After all data in the log file has been written to the shared storage, IBM
Db2 Event Store can return a consistent snapshot of
the data. However, if you are running a query on data as it is added, the consistent snapshot might
not reflect the most up-to-date data.
To strike a balance between returning data immediately and returning a consistent snapshot of the
data, you can specify the isolation level that you want to run the query against. By
default, IBM
Db2 Event Store runs queries against the
SnapshotAny isolation level. The isolation level that you specify is used for the
remainder of the session or until you specify a different value for the session.

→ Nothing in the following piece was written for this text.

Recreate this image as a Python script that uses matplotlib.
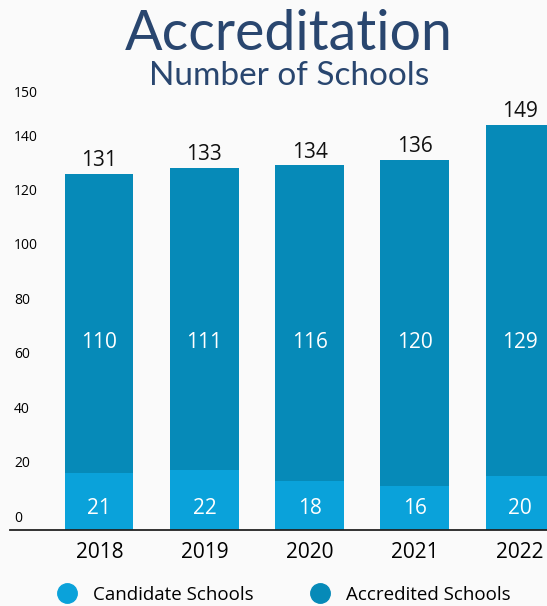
import numpy as np
import matplotlib.pyplot as plt
import matplotlib.transforms as mtransforms
from matplotlib.lines import Line2D

years = ['2018', '2019', '2020', '2021', '2022']
candidate = [21, 22, 18, 16, 20]
accredited = [110, 111, 116, 120, 129]
totals = [131, 133, 134, 136, 149]
# the source chart spaces its tick labels evenly, with 150 one step above 140
ytick_pos = [0, 20, 40, 60, 80, 100, 120, 140, 156]
ytick_labels = ['0', '20', '40', '60', '80', '100', '120', '140', '150']

c_cand = '#0aa2da'
c_accr = '#068ab8'
c_title = '#29466f'
bg = '#fafafa'

fig = plt.figure(figsize=(5.47, 6.06), dpi=100, facecolor=bg)
ax = fig.add_axes([10 / 547, 1 - 530 / 606, 537 / 547, (530 - 81) / 606])
ax.set_facecolor(bg)

x = np.arange(len(years))
ax.bar(x, candidate, width=0.65, color=c_cand, zorder=2)
ax.bar(x, accredited, width=0.65, bottom=candidate, color=c_accr, zorder=2)

for i in range(len(years)):
    ax.text(x[i], 8, str(candidate[i]), ha='center', va='center',
            color='white', fontsize=15, family='Open Sans')
    ax.text(x[i], 69, str(accredited[i]), ha='center', va='center',
            color='white', fontsize=15, family='Open Sans')
    ax.text(x[i], candidate[i] + accredited[i] + 1, str(totals[i]),
            ha='center', va='bottom', color='#111111', fontsize=15,
            family='Open Sans')

ax.set_xlim(-0.85, 4.26)
ax.set_ylim(0, 165)
ax.set_yticks(ytick_pos)
ax.set_yticklabels(ytick_labels, fontsize=10, family='Open Sans')
ax.tick_params(axis='y', length=0, pad=-3)
for lab in ax.get_yticklabels():
    lab.set_horizontalalignment('left')
    lab.set_transform(lab.get_transform() +
                      mtransforms.ScaledTranslation(0, 0.14, fig.dpi_scale_trans))
ax.set_xticks(x)
ax.set_xticklabels(years, fontsize=15, family='Open Sans')
ax.tick_params(axis='x', length=0, pad=9)

for s in ['left', 'right', 'top']:
    ax.spines[s].set_visible(False)
ax.spines['bottom'].set_color('#222222')
ax.spines['bottom'].set_linewidth(1.3)
ax.spines['bottom'].set_zorder(3)

fig.text(0.528, 1 - 34 / 606, 'Accreditation', ha='center', va='center',
         fontsize=40, color=c_title, family='Lato')
fig.text(0.528, 1 - 76 / 606, 'Number of Schools', ha='center', va='center',
         fontsize=24, color=c_title, family='Lato')

handles = [Line2D([], [], marker='o', linestyle='', markersize=14, color=c_cand),
           Line2D([], [], marker='o', linestyle='', markersize=14, color=c_accr)]
fig.legend(handles, ['Candidate Schools', 'Accredited Schools'],
           loc='center', bbox_to_anchor=(0.511, 1 - 595 / 606), ncol=2,
           frameon=False, columnspacing=2.5, handletextpad=0.4,
           prop={'family': 'Open Sans', 'size': 13.5})

fig.savefig('out.png', dpi=100, facecolor=bg)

esSession.setQueryReadOption("SnapshotAny")
- Arguments
-
- String
- Specify one of the following constant string values.
- SnapshotAny
- This is the default value.
This value returns the most recent consistent snapshot in the
shared storage without waiting for all of the data in the log to be persisted to the shared
storage.
This snapshot might not include the most up-to-date data if there is still data in
the log that needs to be persisted to the shared storage.
Note: SnapshotAny
is
translated to the JDBC isolation elev of TRANSACTION_READ_COMMITTED
.
- Returns
- None.
- Example
-
- Python
-
from eventstore.sql import EventSession
eventSession = EventSession(sparkSession.sparkContext, "EVENTDB")
eventSession.set_query_read_option("SnapshotAny")
- Scala
-
import org.apache.spark.sql.ibm.event.EventSession
val esSession = new EventSession(sparkSession.sparkContext, "EventDB")
esSession.setQueryReadOption("SnapshotAny")
Run an SQL query against IBM
Db2 Event Store using
Spark SQL
After you open the database and load the relevant table, you can run a Spark SQL query.
Note:
If you need a table's column identifiers to be case sensitive, then in the Spark SQL query string
delimit the column identifiers with single quotes. For example, select * from ReviewTable
where 'ColumnId' = 5
.
- Example
-
- Python
-
query = "SELECT * FROM ReviewTable"
result = eventSession.sql(query)
result.show(50)
- Scala
-
val results = esSession.sql("select * from ReviewTable")
results.show(50)